Carminho – Maria
(Warner Music Portugal 0190295509873. CD review by Peter Bacon)
A confession: I come to fado music with no understanding of Portuguese, wandering clueless, an ignoramus in a foreign and fascinating land. But somehow not understanding the words impinges little upon my enjoyment. I get the emotion, the mood, the art, the beauty, etc. In short, I bloody love it.
Carminho – well, you’d probably choose to shorten a name like Maria do Carmo Carvalho Rebelo de Andrade – is possibly the brightest young star in the firmament above Alfama. The daughter of a fadista, she established her place in the music at an early age. Her last album was Canta Tom Jobim, a brilliantly realised exercise of fado method upon Brazilian bossa nova content. On Maria she returns to base with 12 tracks of contemporary fado, half of which she had a hand in composing, either solo or in partnership.
The album opens with Carminho alone, the microphone close enough to pick up an inhalation.
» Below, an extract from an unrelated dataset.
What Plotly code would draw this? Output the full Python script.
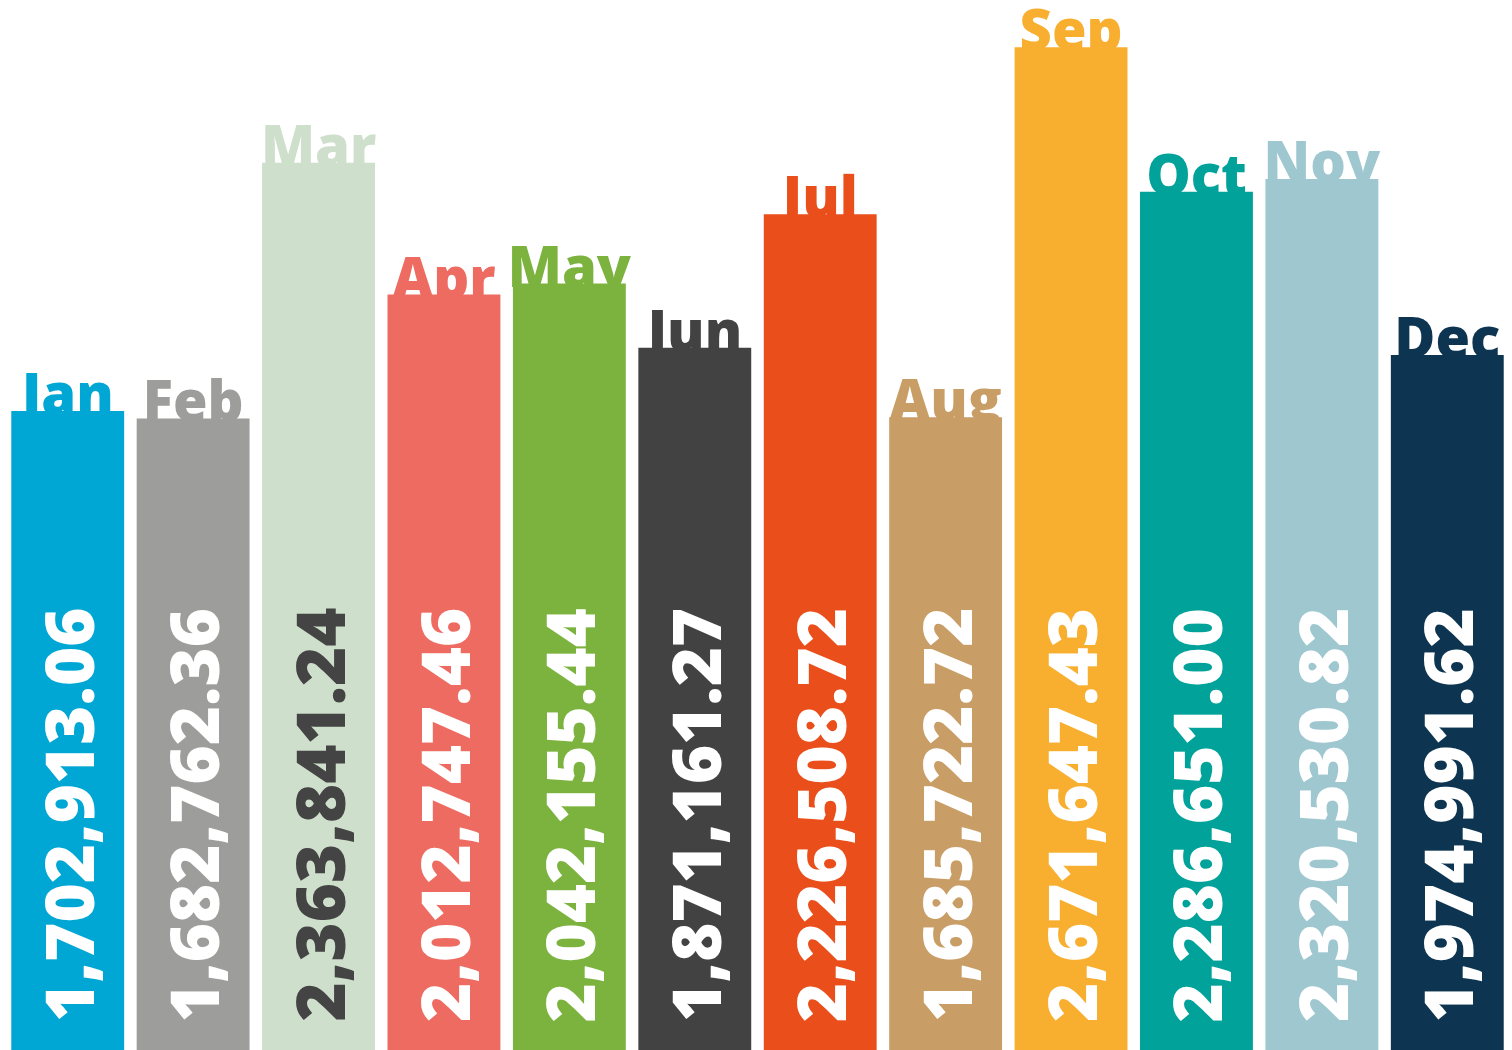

She sings with that full-blooded voice, vitally necessary if, back against a stone pillar in a hushed and expectant club of aficionados, one wishes to reach into the darkest corners of the room and the deepest recesses of a song’s emotions. It is a masterclass (mistressclass?) of tonal nuance, phrasing and timing. A hugely impressive calling card.
The songs that follow have all those hallmarks of classic fado: the saudades, the heightening intensity of feeling, the ever-so-subtly slowing big finish. But there is a modern extension in the accompaniment, the Portuguese guitar – or viola de fado, as it is called in the all-Portuguese booklet – augmented here and there by electric guitar, piano and even pedal steel.
One particular highpoint is O Meninho e a Cidade, by Joanna Espadinha, which sets Carminho in full-throated form against guitars which seem to ebb and flow like the Tagus slapping the marble steps of the cais do colunas.
On her own composition Estrela the singer adopts a gentler, more breathy tone of great control and more restrained intimacy.
Like bluegrass, like classic rock ’n’ roll, the art of fado is to set one’s own stamp on its fairly rigid – and rigidly-policed by its most ardent fans – rules, to extend its possibilities while remaining true to its spirit and strictures. Carminho achieves that feat with great style.
A beautifully realised, remarkably varied yet uniformly gorgeous album.
Carminho is appearing at Ronnie Scott’s on 26 and 27 February but, alas, both dates are sold out.